According to the chemical reaction, the equilibrium constant K can be expressed as follows: \(K = \frac{[H_2CO][H_2]}{[CH_3OH]}\) Plugging the equilibrium concentrations from the ICE table, we get: \(3.7 \times 10^{-10} = \frac{x \cdot x}{1.24-x}\)

Solve for x

To find the value of x, we can solve the equation obtained from step 3. Given that K is very small, we can assume that x << 1.24, so the equation can be simplified to: \(3.7 \times 10^{-10} = \frac{x^2}{1.24}\) Now solve for x: \(x^2 = 3.7 \times 10^{-10} \times 1.24\) \(x = \sqrt{3.7 \times 10^{-10} \times 1.24} \approx 2.28 \times 10^{-5}\)

Calculate equilibrium concentrations

We can now plug x back into the equilibrium concentrations obtained from the ICE table to get: - \([CH_3OH] = 1.24 - x = 1.24 - 2.28 \times 10^{-5} \approx 1.24 M\) - \([H_2CO] = x = 2.28 \times 10^{-5} M\) - \([H_2] = x = 2.28 \times 10^{-5} M\)

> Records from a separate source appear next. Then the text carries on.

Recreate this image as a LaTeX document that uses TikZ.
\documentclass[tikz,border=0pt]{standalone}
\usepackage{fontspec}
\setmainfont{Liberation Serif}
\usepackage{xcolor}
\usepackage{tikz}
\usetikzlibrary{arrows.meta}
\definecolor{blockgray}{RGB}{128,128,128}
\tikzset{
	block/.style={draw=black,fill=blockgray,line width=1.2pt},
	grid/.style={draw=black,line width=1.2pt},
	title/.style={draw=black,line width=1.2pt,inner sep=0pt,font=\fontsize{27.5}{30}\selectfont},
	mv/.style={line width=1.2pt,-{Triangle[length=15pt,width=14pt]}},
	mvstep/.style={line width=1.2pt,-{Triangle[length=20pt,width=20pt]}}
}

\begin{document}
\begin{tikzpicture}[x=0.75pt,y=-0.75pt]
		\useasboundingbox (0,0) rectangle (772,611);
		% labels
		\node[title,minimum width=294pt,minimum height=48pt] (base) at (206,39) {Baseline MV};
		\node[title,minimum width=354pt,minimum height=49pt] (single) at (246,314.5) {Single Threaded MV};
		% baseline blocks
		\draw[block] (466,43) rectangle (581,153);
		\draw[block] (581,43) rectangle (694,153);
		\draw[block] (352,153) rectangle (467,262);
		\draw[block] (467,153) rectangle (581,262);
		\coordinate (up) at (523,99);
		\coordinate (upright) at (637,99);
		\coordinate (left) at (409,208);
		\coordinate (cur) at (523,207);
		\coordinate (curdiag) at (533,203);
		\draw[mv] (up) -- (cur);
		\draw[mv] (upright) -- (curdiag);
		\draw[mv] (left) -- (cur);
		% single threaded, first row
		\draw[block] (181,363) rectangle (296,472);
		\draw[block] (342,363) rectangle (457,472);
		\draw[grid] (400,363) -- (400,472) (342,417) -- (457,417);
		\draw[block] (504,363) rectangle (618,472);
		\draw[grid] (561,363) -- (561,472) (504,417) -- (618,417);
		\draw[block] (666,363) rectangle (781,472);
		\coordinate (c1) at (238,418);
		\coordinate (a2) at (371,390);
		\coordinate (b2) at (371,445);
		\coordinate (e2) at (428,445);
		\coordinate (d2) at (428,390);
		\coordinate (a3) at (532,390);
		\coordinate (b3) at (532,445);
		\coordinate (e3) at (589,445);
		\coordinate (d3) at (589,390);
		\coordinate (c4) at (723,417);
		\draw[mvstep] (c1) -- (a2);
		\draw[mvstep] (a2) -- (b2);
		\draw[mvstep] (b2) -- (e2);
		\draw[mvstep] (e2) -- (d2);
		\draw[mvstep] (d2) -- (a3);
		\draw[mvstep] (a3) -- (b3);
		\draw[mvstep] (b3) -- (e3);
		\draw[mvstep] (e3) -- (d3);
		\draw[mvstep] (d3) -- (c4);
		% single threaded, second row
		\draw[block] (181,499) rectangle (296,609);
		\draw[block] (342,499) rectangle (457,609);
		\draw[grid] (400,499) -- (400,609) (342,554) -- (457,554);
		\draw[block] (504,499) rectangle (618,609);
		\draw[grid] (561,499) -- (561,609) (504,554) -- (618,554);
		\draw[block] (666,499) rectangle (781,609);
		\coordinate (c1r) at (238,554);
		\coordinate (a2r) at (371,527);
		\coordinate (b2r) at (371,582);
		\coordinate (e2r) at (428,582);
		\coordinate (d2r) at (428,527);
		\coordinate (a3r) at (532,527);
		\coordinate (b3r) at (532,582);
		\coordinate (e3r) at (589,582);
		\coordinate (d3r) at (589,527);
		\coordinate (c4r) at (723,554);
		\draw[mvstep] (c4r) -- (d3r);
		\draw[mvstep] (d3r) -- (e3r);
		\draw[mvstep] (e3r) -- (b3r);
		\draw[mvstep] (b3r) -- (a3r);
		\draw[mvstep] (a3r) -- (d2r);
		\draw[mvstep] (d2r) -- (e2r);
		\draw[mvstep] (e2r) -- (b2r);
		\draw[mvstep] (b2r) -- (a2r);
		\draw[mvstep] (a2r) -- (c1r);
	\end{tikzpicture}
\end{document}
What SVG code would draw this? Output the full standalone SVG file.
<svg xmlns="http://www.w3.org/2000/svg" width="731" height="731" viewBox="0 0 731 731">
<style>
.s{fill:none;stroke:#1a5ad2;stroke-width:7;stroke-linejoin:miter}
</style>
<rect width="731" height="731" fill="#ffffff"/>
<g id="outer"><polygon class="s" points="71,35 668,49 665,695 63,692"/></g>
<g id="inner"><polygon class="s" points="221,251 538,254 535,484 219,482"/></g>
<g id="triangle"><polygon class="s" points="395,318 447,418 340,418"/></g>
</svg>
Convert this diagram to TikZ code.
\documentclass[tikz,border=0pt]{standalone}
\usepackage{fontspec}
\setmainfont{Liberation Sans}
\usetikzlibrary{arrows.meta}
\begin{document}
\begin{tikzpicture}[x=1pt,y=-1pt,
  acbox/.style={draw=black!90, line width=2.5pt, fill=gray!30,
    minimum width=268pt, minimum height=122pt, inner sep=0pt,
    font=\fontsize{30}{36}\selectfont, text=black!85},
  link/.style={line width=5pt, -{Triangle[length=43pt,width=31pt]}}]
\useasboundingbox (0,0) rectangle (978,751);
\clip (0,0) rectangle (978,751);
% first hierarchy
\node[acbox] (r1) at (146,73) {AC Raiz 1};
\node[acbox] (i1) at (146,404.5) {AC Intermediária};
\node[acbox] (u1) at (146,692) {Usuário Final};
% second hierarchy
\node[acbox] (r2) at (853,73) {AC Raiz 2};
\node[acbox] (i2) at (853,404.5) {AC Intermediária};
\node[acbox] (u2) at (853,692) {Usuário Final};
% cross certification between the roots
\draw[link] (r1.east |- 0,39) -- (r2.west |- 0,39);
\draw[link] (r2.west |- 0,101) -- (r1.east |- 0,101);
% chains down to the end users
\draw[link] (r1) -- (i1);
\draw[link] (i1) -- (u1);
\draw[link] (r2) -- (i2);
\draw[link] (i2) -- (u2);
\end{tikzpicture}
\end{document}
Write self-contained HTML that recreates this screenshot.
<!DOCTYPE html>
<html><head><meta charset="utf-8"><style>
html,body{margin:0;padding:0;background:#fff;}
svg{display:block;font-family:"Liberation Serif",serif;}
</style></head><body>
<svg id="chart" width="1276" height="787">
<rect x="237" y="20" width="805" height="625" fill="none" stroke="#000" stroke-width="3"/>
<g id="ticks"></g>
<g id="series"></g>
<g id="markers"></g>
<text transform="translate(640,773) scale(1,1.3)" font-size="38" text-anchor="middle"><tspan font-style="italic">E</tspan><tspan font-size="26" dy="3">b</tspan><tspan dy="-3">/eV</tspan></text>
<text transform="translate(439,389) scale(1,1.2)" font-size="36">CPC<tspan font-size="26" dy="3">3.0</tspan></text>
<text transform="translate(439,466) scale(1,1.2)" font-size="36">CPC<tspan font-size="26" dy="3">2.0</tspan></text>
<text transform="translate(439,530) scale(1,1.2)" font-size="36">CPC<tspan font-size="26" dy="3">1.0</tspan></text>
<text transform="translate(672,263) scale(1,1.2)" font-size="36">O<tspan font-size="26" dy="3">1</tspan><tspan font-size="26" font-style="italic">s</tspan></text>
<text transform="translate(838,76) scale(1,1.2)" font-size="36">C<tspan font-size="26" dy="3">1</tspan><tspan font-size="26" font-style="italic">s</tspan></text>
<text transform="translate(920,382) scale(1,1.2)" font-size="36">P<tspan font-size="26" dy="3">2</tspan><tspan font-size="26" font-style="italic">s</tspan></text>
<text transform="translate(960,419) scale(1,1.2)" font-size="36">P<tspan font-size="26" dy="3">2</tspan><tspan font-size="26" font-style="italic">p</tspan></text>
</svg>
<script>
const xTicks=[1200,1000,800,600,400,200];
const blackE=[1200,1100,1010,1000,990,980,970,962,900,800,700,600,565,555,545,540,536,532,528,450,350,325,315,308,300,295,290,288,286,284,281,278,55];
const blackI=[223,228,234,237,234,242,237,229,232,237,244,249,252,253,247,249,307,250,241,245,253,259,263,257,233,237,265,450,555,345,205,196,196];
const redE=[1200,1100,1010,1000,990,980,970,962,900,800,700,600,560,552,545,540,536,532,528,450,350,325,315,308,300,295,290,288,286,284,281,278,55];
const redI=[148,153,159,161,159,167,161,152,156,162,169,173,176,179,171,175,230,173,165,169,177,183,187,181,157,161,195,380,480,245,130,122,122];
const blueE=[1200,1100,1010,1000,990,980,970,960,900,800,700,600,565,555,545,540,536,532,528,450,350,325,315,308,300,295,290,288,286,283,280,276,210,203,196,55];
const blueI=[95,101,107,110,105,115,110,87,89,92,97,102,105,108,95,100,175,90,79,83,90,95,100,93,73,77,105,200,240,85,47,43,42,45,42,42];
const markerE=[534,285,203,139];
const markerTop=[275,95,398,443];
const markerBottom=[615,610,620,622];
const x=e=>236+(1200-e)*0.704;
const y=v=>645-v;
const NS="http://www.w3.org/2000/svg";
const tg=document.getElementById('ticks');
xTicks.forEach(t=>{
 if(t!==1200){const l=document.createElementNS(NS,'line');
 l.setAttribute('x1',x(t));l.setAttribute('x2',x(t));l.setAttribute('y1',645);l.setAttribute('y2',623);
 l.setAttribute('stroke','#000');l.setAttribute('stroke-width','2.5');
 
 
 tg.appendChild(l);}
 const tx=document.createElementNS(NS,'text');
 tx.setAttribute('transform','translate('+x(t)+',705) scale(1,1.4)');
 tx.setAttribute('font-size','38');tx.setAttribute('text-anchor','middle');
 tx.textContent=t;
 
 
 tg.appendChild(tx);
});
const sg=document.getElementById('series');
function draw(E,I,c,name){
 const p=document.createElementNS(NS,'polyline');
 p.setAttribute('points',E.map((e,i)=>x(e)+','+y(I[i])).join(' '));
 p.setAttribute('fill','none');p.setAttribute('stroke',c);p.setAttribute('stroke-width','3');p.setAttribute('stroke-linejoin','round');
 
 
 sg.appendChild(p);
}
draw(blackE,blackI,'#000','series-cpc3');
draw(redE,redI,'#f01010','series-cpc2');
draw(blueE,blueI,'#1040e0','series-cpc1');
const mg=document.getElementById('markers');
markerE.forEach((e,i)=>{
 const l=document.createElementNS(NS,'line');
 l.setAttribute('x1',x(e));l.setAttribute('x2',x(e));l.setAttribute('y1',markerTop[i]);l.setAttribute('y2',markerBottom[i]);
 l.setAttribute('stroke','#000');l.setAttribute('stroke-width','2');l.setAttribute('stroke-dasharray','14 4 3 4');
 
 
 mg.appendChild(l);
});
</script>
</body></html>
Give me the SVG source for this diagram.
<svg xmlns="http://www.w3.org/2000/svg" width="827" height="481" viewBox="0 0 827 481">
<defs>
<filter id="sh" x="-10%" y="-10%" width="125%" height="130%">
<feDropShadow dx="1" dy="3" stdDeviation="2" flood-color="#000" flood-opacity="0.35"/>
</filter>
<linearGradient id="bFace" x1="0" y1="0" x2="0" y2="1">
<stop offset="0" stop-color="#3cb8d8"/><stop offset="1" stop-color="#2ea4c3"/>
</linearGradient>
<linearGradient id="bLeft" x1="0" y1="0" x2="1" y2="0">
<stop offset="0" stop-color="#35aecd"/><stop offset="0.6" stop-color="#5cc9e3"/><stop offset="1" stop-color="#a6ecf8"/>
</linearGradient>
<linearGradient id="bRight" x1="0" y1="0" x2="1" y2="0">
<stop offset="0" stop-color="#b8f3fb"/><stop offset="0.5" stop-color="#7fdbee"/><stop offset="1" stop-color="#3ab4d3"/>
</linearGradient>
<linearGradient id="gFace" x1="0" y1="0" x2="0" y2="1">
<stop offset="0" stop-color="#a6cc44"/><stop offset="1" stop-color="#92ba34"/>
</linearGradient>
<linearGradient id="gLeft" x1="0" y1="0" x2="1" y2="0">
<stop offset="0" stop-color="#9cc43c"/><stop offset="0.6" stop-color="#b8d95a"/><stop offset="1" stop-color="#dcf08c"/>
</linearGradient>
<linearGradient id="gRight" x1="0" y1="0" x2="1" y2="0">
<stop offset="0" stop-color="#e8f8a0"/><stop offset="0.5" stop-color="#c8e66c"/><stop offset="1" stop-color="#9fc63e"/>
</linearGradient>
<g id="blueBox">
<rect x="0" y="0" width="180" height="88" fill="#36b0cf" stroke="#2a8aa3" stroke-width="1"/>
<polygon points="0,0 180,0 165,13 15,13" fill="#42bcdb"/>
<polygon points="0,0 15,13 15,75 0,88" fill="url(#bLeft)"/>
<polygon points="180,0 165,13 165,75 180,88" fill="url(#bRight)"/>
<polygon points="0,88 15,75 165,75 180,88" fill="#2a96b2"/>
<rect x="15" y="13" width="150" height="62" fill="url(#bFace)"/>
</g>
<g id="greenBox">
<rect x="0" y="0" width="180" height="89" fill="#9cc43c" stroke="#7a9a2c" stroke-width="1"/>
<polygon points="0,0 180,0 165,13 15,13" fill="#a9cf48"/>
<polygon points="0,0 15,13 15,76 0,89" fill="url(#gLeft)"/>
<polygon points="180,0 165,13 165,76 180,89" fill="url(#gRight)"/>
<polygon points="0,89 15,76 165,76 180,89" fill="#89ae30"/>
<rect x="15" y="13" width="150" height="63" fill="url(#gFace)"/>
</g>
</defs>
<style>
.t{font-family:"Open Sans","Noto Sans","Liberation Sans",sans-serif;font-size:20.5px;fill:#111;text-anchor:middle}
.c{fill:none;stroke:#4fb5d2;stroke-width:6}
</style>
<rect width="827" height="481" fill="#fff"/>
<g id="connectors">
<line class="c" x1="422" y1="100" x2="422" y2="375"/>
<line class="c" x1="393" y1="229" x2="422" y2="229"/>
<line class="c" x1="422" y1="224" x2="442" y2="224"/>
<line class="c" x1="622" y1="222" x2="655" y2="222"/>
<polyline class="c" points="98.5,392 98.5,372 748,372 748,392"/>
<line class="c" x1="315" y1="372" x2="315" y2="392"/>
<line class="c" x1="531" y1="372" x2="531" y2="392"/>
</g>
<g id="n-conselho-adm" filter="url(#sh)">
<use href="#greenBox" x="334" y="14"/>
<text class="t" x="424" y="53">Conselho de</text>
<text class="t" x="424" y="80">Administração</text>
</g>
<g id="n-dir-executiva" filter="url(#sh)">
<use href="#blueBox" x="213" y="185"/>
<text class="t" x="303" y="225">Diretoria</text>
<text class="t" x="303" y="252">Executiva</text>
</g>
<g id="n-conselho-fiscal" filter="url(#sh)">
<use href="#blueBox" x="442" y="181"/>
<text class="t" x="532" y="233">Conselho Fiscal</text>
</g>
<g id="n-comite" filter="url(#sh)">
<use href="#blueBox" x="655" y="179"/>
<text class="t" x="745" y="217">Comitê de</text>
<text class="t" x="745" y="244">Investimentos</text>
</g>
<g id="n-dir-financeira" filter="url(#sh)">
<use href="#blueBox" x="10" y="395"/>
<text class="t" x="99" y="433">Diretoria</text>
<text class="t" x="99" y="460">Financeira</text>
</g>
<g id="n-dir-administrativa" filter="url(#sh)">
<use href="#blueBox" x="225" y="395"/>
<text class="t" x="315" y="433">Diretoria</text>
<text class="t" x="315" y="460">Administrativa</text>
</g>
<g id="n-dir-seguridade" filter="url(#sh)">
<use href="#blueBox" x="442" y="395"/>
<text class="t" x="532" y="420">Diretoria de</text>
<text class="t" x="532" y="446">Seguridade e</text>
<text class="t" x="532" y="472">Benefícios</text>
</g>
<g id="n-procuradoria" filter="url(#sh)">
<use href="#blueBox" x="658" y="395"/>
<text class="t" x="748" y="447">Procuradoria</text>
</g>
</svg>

Discuss the effect on methanol concentration as formaldehyde is converted into formic acid

As formaldehyde is further converted to formic acid, the concentration of formaldehyde will decrease. This leads to a shift in the equilibrium towards the products according to Le Chatelier's Principle, in an attempt to increase the concentration of formaldehyde. Consequently, more methanol will be converted into formaldehyde and hydrogen, which will decrease the concentration of methanol in the solution.

Key concepts

Equilibrium Concentration

When a reversible reaction reaches equilibrium, it means the rate of the forward reaction equals the rate of the reverse reaction. This does not imply that the concentrations of reactants and products are equal, but rather that they remain constant over time. In the given chemical equilibrium example of methanol and formaldehyde, the equilibrium concentration is determined using an ICE (Initial, Change, Equilibrium) table. This allows us to calculate the concentrations of each substance at equilibrium by assuming some of the methanol reacts to form formaldehyde and hydrogen. The concentration of each component at equilibrium is found by substituting a variable for the change in concentration and solving using the equilibrium expression.

Le Chatelier's Principle

Le Chatelier's Principle provides insights into how a chemical equilibrium responds when subjected to changes. It states that if a dynamic equilibrium is disturbed by changing the conditions, the position of equilibrium shifts to counteract the change. In our example, if the concentration of formaldehyde is reduced, perhaps by converting it into formic acid, the equilibrium will shift to the right. This means the system will favor the production of more products (formaldehyde and hydrogen) to replace what was lost. As a consequence, more methanol will be converted, thus decreasing its concentration. This principle is crucial in predicting and understanding how reactions will behave under different environmental and experimental conditions.

Equilibrium Constant

The equilibrium constant, denoted as K, is a numerical value that represents the ratio of product concentrations to reactant concentrations at equilibrium, with each raised to the power of their respective coefficients in the balanced equation. For the reaction involving methanol and formaldehyde, the equilibrium constant expression is written as \(K = \frac{[H_2CO][H_2]}{[CH_3OH]}\). This constant provides valuable information about the extent of a reaction; a small K value, as seen in the methanol/formaldehyde reaction, suggests that at equilibrium, the reactants are favored over the products. It's important to remember that K is temperature-dependent and only changes if the temperature is altered.

ICE Table

An ICE table is a valuable tool used in chemistry to organize information about the concentrations of reactants and products at different stages of a chemical reaction: Initial, Change, and Equilibrium. It helps in visually tracking how the concentrations evolve as the reaction progresses to the equilibrium state. In our example, the ICE table is used with initial concentrations and the variable (x) representing the change in concentration. Using this table, we can write the equilibrium expression in terms of x, simplify it for small values of K by assuming \(x \ll 1.24\), and solve for x. This computation then provides us with the concentrations for all substances at equilibrium, making ICE tables a fundamental tool in solving equilibrium problems effectively.